The main contributors to the second quarter of 2025 year-on-year growth were wholesale and retail trade; repair of motor vehicles and motorcycles, 5.1 percent; public administration and defense; compulsory social security, 12.8 percent; and financial and insurance activities, 5.6 percent.
All major economic sectors, namely agriculture, forestry, and fishing; industry, and services posted year-on-year growths in the second quarter of 2025 with 7.0 percent, 2.1 percent, and 6.9 percent, respectively.
“The latest figures signal steady recovery supported by resilient household consumption, stronger government spending, and solid performance from key service sectors,” economic officials said.
On the demand side, household final consumption expenditure—a key driver of domestic economic activity—grew 5.5 percent.
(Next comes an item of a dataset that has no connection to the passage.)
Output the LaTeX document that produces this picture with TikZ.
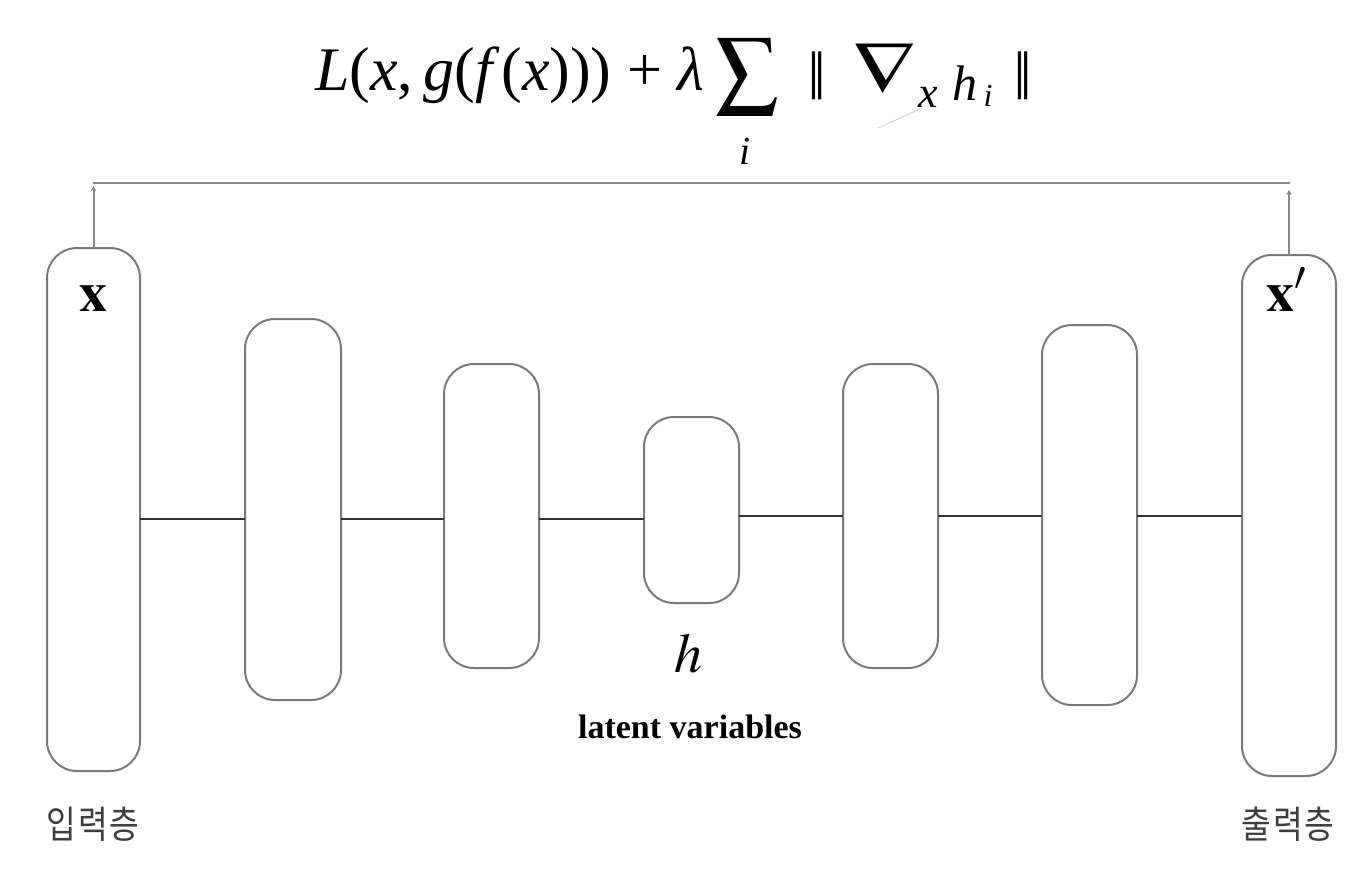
\documentclass[tikz,border=0pt]{standalone}
\usepackage{mathptmx}
\usepackage[no-math]{fontspec}
\setmainfont{Liberation Serif}
\newfontfamily\kofont[LetterSpace=6]{Noto Sans CJK KR}
\newfontfamily\symfont{DejaVu Sans}
\usetikzlibrary{arrows.meta}
\definecolor{boxgray}{HTML}{7A7A7A}
\definecolor{linedark}{HTML}{333333}
\definecolor{topgray}{HTML}{8A8A8A}
\definecolor{kogray}{HTML}{3E3E3E}
\definecolor{paleblue}{HTML}{C4DAEA}
\tikzset{
  layer/.style={draw=boxgray, line width=1pt, rounded corners=15pt, inner sep=0pt, outer sep=0pt, fill=white},
  link/.style={draw=linedark, line width=1.3pt},
  toparrow/.style={draw=topgray, line width=1pt, -{Stealth[length=2.5pt,width=2.8pt]}},
  topline/.style={draw=topgray, line width=1pt},
  kolabel/.style={font=\kofont\fontsize{19}{21}\selectfont, text=kogray, inner sep=0pt, xscale=0.85},
  eq/.style={inner sep=0pt, outer sep=0pt},
  norm/.style={eq, font=\symfont\fontsize{24}{28}\selectfont, xscale=0.8},
}
\begin{document}
\begin{tikzpicture}[x=0.5pt,y=-0.5pt]
\useasboundingbox (0,0) rectangle (1368,874);
% formula
\node[eq, anchor=base west] (fL) at (315,90)
  {\fontsize{31}{36}\selectfont\textit{L}(\textit{x},\,\textit{g}(\textit{f}\kern1pt(\textit{x}))) + \textit{λ}};
\node[eq] (fS) at (747.5,76.5) {\fontsize{31}{36}\selectfont $\displaystyle\sum$};
\node[eq] (fi) at (745,151) {\fontsize{20}{24}\selectfont\textit{i}};
\node[norm] (fn1) at (817.5,76) {‖};
\node[eq, xscale=1.25] (fnab) at (884.5,68) {\fontsize{36}{40}\selectfont $\nabla$};
\node[eq] (fx) at (928,97) {\fontsize{22}{26}\selectfont\textit{x}};
\node[eq, anchor=base] (fh) at (964.5,100) {\fontsize{25}{28}\selectfont\textit{h}};
\node[eq, anchor=base] (fhi) at (988,106) {\fontsize{16}{18}\selectfont\textit{i}};
\node[norm] (fn2) at (1023.5,76) {‖};
\draw[paleblue, line width=0.5pt] (878,128) -- (920,109);
% layers
\node[layer, minimum width=46.5pt, minimum height=261.5pt] (b1) at (93.5,509.5) {};
\node[layer, minimum width=48pt,   minimum height=190.5pt] (b2) at (293,509.5) {};
\node[layer, minimum width=47.5pt, minimum height=152pt]   (b3) at (491.5,516) {};
\node[layer, minimum width=47.5pt, minimum height=93pt]    (b4) at (691.5,510) {};
\node[layer, minimum width=47.5pt, minimum height=152pt]   (b5) at (890.5,516) {};
\node[layer, minimum width=47.5pt, minimum height=190pt]   (b6) at (1089.5,515) {};
\node[layer, minimum width=47pt,   minimum height=260.5pt] (b7) at (1289,515.5) {};
% labels in boxes
\node[inner sep=0pt, anchor=base] (lx) at (93,311) {\fontsize{28}{30}\selectfont $\mathbf{x}$};
\node[inner sep=0pt, anchor=base] (lxp) at (1287,311) {\fontsize{28}{30}\selectfont $\mathbf{x}'$};
\node[inner sep=0pt] (lh) at (688,654) {\fontsize{28}{30}\selectfont $h$};
\node[inner sep=0pt, font=\bfseries\fontsize{17}{20}\selectfont] (lat) at (690,727) {latent variables};
\node[kolabel] (kin) at (93,824) {입력층};
\node[kolabel] (kout) at (1288,824) {출력층};
% connectors
\coordinate (mL) at (0,519);
\coordinate (mR) at (0,516);
\draw[link] (b1.east |- mL) -- (b2.west |- mL);
\draw[link] (b2.east |- mL) -- (b3.west |- mL);
\draw[link] (b3.east |- mL) -- (b4.west |- mL);
\draw[link] (b4.east |- mR) -- (b5.west |- mR);
\draw[link] (b5.east |- mR) -- (b6.west |- mR);
\draw[link] (b6.east |- mR) -- (b7.west |- mR);
% top feedback
\coordinate (tl) at (93,182.5);
\coordinate (tr) at (1290,182.5);
\coordinate (al) at (93.5,186);
\coordinate (ar) at (1289,190);
\draw[topline] (tl) -- (tr);
\draw[toparrow] (b1.north) -- (al);
\draw[toparrow] (b7.north) -- (ar);
\end{tikzpicture}
\end{document}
Other major expenditure items also posted year-on-year increases:
Government final consumption expenditure, up 8.7 percent
Gross capital formation, up 0.6 percent
Exports of goods and services, up 4.4 percent
Imports of goods and services, up 2.9 percent
The country’s Gross National Income (GNI) also rose by 8.2 percent, bolstered by a significant 32.8 percent increase in Net Primary Income (NPI) from the Rest of the World, which includes overseas remittances and earnings of Filipino workers abroad.
Despite global uncertainties, the latest GDP data points to a moderately strong domestic economy, supported by services and consistent household demand.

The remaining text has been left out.